Crude prices have been higher again this week with the market bolstered by the broad pickup in risk appetite.
Risk assets, including oil and other commodities, have been higher in response to further vaccine news.
Indeed, crude prices have been higher this week despite the latest report from the Energy Information Administration.
The EIA reported that in the week ending November 13th, US crude inventories rose by 0.8 million barrels. However, this was far less than the 1.7 million-barrel increase the market was looking for.
The result only takes inventory levels back up to 489.5 million barrels. At this level, inventories are just 6% above their five-year seasonal average.
Gasoline Stocks Rise, Distillate Stocks Fall
Gasoline inventories were also higher over the week, rising by 2.6 million barrels. This takes the total stockpile amount to 4% above their five-year seasonal average.
Meanwhile, distillate stockpiles were fell over the week by 5.2 million barrels. They are now just 11% above their five-year seasonal average.
Elsewhere, the report noted that US crude oil imports averaged 5.3 million barrels per day over the last week. This marked a reduction of 245k barrels on the prior week.
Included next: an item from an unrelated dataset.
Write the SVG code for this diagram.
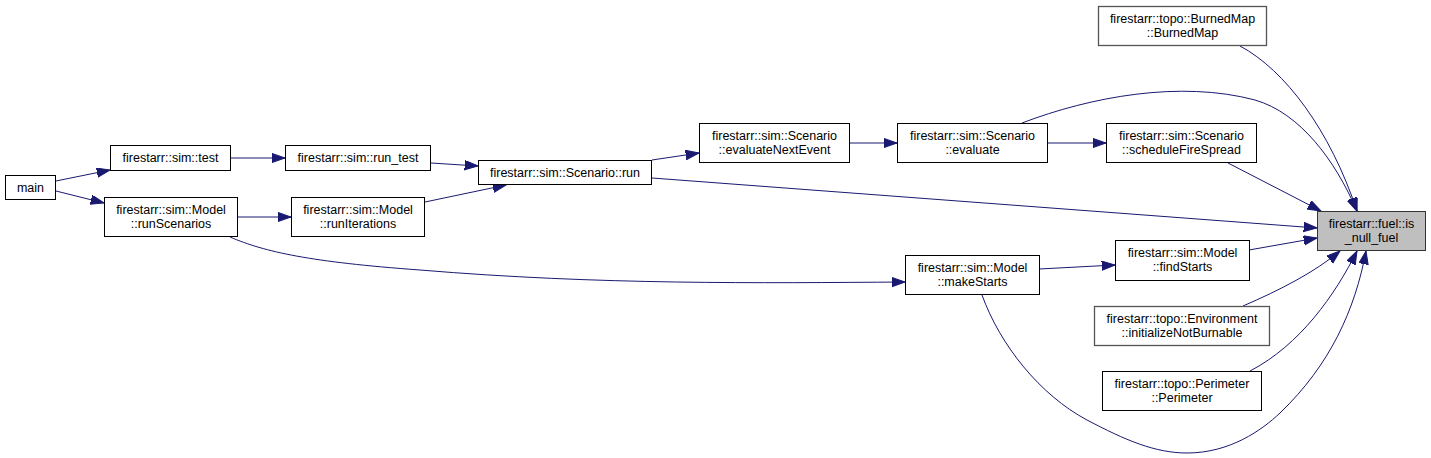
<svg xmlns="http://www.w3.org/2000/svg" width="1431" height="458" viewBox="0 0 1431 458">
<style>
.n rect{fill:#ffffff;stroke:#000000;stroke-width:1}
.g rect{stroke:#555555;stroke-width:1.3}
.h rect{fill:#bfbfbf;stroke:#333333;stroke-width:1}
text{font-family:"Liberation Sans",Arial,sans-serif;font-size:12.5px;fill:#000000;text-anchor:middle}
#edges path{fill:none;stroke:#191970;stroke-width:1;marker-end:url(#ah)}
</style>
<defs>
<marker id="ah" markerUnits="userSpaceOnUse" markerWidth="15" markerHeight="11" refX="13.3" refY="4.7" orient="auto">
<path d="M0,0 L13.3,4.7 L0,9.4 z" fill="#191970" stroke="#191970" stroke-width="1"/>
</marker>
</defs>
<rect x="0" y="0" width="1431" height="458" fill="#ffffff"/>
<g id="edges">
<path d="M56,181 L110,170"/>
<path d="M56,191 L104,203"/>
<path d="M231,158 L285,158"/>
<path d="M237,217 L291,217"/>
<path d="M431,163 L478,166"/>
<path d="M425,202 L506,185"/>
<path d="M652,160 L699,153"/>
<path d="M849,143 L897,143"/>
<path d="M1047,143 L1106,143"/>
<path d="M652,178 L1317,228"/>
<path d="M1022,123 C1090,97 1180,80 1255,100 C1300,113 1335,160 1357,211"/>
<path d="M1240,46 C1285,70 1330,130 1357,211"/>
<path d="M1228,163 L1321,211"/>
<path d="M1249,250 L1317,238"/>
<path d="M1039,269 L1115,265"/>
<path d="M1243,306 C1280,290 1315,272 1340,251"/>
<path d="M1250,371 C1300,345 1335,295 1357,251"/>
<path d="M982,295 C1000,345 1040,395 1087,420 C1125,440 1155,453 1187,453 C1230,453 1262,430 1280,413 C1330,365 1355,310 1366,251"/>
<path d="M230,237 C265,252 310,262 420,270 C600,285 760,283 905,282"/>
</g>
<g id="main" class="n"><rect x="5.5" y="175.5" width="50" height="24"/><text x="30.5" y="191.5">main</text></g>
<g id="test" class="n"><rect x="110.5" y="145.5" width="120" height="25"/><text x="170.5" y="162">firestarr::sim::test</text></g>
<g id="run_test" class="n"><rect x="285.5" y="145.5" width="145" height="25"/><text x="358" y="162">firestarr::sim::run_test</text></g>
<g id="runScenarios" class="n"><rect x="104.5" y="197.5" width="133" height="39"/><text x="171" y="213.5">firestarr::sim::Model</text><text x="171" y="227.5">::runScenarios</text></g>
<g id="runIterations" class="n"><rect x="291.5" y="197.5" width="133" height="39"/><text x="358" y="213.5">firestarr::sim::Model</text><text x="358" y="227.5">::runIterations</text></g>
<g id="run" class="n"><rect x="478.5" y="160.5" width="173" height="24"/><text x="565" y="176.5">firestarr::sim::Scenario::run</text></g>
<g id="evaluateNextEvent" class="n"><rect x="699.5" y="123.5" width="150" height="39"/><text x="774.5" y="139.5">firestarr::sim::Scenario</text><text x="774.5" y="153.5">::evaluateNextEvent</text></g>
<g id="evaluate" class="n"><rect x="897.5" y="123.5" width="150" height="39"/><text x="972.5" y="139.5">firestarr::sim::Scenario</text><text x="972.5" y="153.5">::evaluate</text></g>
<g id="scheduleFireSpread" class="n"><rect x="1106.5" y="123.5" width="150" height="39"/><text x="1181.5" y="139.5">firestarr::sim::Scenario</text><text x="1181.5" y="153.5">::scheduleFireSpread</text></g>
<g id="BurnedMap" class="n g"><rect x="1098.5" y="6.5" width="168" height="39"/><text x="1182.5" y="22.5">firestarr::topo::BurnedMap</text><text x="1182.5" y="36.5">::BurnedMap</text></g>
<g id="is_null_fuel" class="n h"><rect x="1317.5" y="211.5" width="108" height="39"/><text x="1371.5" y="227.5">firestarr::fuel::is</text><text x="1371.5" y="241.5">_null_fuel</text></g>
<g id="findStarts" class="n"><rect x="1115.5" y="240.5" width="134" height="40"/><text x="1182.5" y="257">firestarr::sim::Model</text><text x="1182.5" y="271">::findStarts</text></g>
<g id="makeStarts" class="n"><rect x="905.5" y="255.5" width="134" height="39"/><text x="972.5" y="271.5">firestarr::sim::Model</text><text x="972.5" y="285.5">::makeStarts</text></g>
<g id="Environment" class="n g"><rect x="1094.5" y="306.5" width="175" height="39"/><text x="1182" y="322.5">firestarr::topo::Environment</text><text x="1182" y="336.5">::initializeNotBurnable</text></g>
<g id="Perimeter" class="n"><rect x="1102.5" y="371.5" width="159" height="39"/><text x="1182" y="387.5">firestarr::topo::Perimeter</text><text x="1182" y="401.5">::Perimeter</text></g>
</svg>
Looking back over the last four weeks, crude oil imports have averaged 5.4 million barrels per day, around 12% less on the same four-week period last year.
Gasoline Production Drops
Refinery runs were rose by 395k barrels per day on the prior week to average 13.8 million barrels per day.
Refineries were back up to 77.4% of their total operating capacity whole gasoline production was lower, averaging 9.1 million barrels per day.
In terms of measuring demand, the total products supplied number averaged 19.4 million barrels per day over the last four weeks, down around 9.1% on the same four-week period a year prior.
Gasoline products supplied averaged 8.5 million barrels, down 9.5% on the same period a year prior.
Distillate products supplied were seen averaging 4.1 million barrels per day over the last four weeks, down 6.5% on the same period a year prior.
Crude Holding Above Key Resistance Level
Following the rally off the 33.17 level support at the start of the month, oil prices have now broken back above the 40.97 level.
While above here, the focus is on further upside with the 43.88 level the next upside zone to note. To the downside, any correction below the 40.97 level will turn the focus back to the 36.23 level support and the retest of the broken channel.